Still, that won't be possible for everyone.

"Dozens of plans are now dead men walking, including several of the publicly-traded Medicare plans and several Blue Cross/Blue Shield organizations," healthcare consultant John Gorman wrote. "So in a matter of weeks, a Hunger Games-style 'reaping' will occur that will change the face of this industry." Gorman estimates that eight MA plans have had less than three stars for three straight years, including four special needs plans.

MA still growing

Whatever the "face" of the Medicare Advantage industry, though, its customer base is still expanding, with a projected growth rate of around 10 percent through 2016. Amid the baby boom wave, in a few years Medicare Advantage could be covering one-third of all Medicare beneficiaries, or more.

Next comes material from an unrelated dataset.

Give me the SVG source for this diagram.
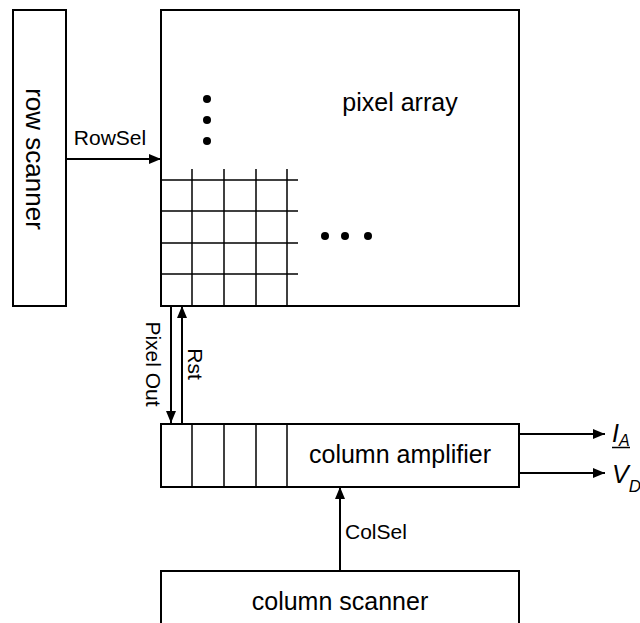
<svg xmlns="http://www.w3.org/2000/svg" width="640" height="623" viewBox="0 0 640 623">
<defs>
<style>
.box{fill:#fff;stroke:#000;stroke-width:2}
.grid{stroke:#000;stroke-width:1.5;fill:none}
.wire{stroke:#000;stroke-width:2;fill:none}
.main{font-family:"Liberation Sans",Arial,sans-serif;font-size:25px;fill:#000}
.lbl{font-family:"Liberation Sans",Arial,sans-serif;font-size:21px;fill:#000}
.sym{font-family:"Liberation Sans",Arial,sans-serif;font-style:italic;fill:#000}
</style>
<marker id="ah" viewBox="0 0 12 10" refX="12" refY="5" markerWidth="12" markerHeight="10" markerUnits="userSpaceOnUse" orient="auto">
<path d="M0,0 L12,5 L0,10 Z" fill="#000"/>
</marker>
</defs>
<rect width="640" height="623" fill="#fff"/>
<g id="row-scanner">
<rect class="box" x="13" y="10" width="53" height="296"/>
<text class="main" transform="translate(26,159) rotate(90)" text-anchor="middle" style="font-size:26px">row scanner</text>
</g>
<g id="pixel-array">
<rect class="box" x="161" y="10" width="358" height="296"/>
<text class="main" x="400" y="111" text-anchor="middle">pixel array</text>
<g class="grid">
<line x1="161" y1="180" x2="298" y2="180"/>
<line x1="161" y1="211" x2="298" y2="211"/>
<line x1="161" y1="243" x2="298" y2="243"/>
<line x1="161" y1="274" x2="298" y2="274"/>
<line x1="192" y1="169" x2="192" y2="306"/>
<line x1="224" y1="169" x2="224" y2="306"/>
<line x1="256" y1="169" x2="256" y2="306"/>
<line x1="287" y1="169" x2="287" y2="306"/>
</g>
<circle cx="207" cy="99" r="4"/>
<circle cx="207" cy="120" r="4"/>
<circle cx="207" cy="141" r="4"/>
<circle cx="325" cy="236" r="4"/>
<circle cx="345" cy="236" r="4"/>
<circle cx="368" cy="236" r="4"/>
</g>
<g id="column-amplifier">
<rect class="box" x="161" y="424" width="358" height="63"/>
<g class="grid">
<line x1="192" y1="424" x2="192" y2="487"/>
<line x1="224" y1="424" x2="224" y2="487"/>
<line x1="256" y1="424" x2="256" y2="487"/>
<line x1="287" y1="424" x2="287" y2="487"/>
</g>
<text class="main" x="400" y="463" text-anchor="middle">column amplifier</text>
</g>
<g id="column-scanner">
<rect class="box" x="161" y="571" width="358" height="70"/>
<text class="main" x="340" y="610" text-anchor="middle">column scanner</text>
</g>
<g id="connectors">
<line class="wire" x1="66" y1="159" x2="161" y2="159" marker-end="url(#ah)"/>
<line class="wire" x1="171" y1="306" x2="171" y2="423" marker-end="url(#ah)"/>
<line class="wire" x1="182" y1="423" x2="182" y2="306" marker-end="url(#ah)"/>
<line class="wire" x1="340" y1="571" x2="340" y2="487" marker-end="url(#ah)"/>
<line class="wire" x1="519" y1="434" x2="605" y2="434" marker-end="url(#ah)"/>
<line class="wire" x1="519" y1="473" x2="605" y2="473" marker-end="url(#ah)"/>
<text class="lbl" x="110" y="145" text-anchor="middle">RowSel</text>
<text class="lbl" transform="translate(146,364) rotate(90)" text-anchor="middle">Pixel Out</text>
<text class="lbl" transform="translate(188,364) rotate(90)" text-anchor="middle">Rst</text>
<text class="lbl" x="345" y="539">ColSel</text>
<text class="sym" x="612" y="442" style="font-size:25px">I<tspan dy="4" style="font-size:16px">A</tspan></text>
<line x1="612" y1="447.5" x2="630" y2="447.5" stroke="#000" stroke-width="1.5"/>
<text class="sym" x="612" y="483" style="font-size:25px">V<tspan dy="9" style="font-size:17px">D</tspan></text>
</g>
</svg>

Already, though, choices for seniors are beginning to narrow somewhat. For the current, 2014 coverage year, beneficiaries had an average selection of 18 plans to choose from, down from an average of 20 in 2013, according to an analysis by the Kaiser Family Foundation.

And adding to the pressure of rate reductions and low-star rated plan elimination, CMS is starting to try to limit network narrowing.

While CMS did not extend the 30-day minimum amount of time Medicare Advantage insurers need to follow to notify providers of termination, the agency is going to require insurers to notify regional CMS account managers of significant terminations at least 90 days ahead of time and, upon request, submit plans detailing how beneficiaries will locate new providers.

As a best practice, CMS is suggesting that MA plans making significant network changes should provide enrollees more than the required 30 days advance notice, and offer them information on in-network providers and instructions for requesting continuation of ongoing medical treatment or therapies with current providers. Regulators are also letting beneficiaries enroll in a new plan mid-year if one of their treating doctors or hospitals is removed from their plan's network.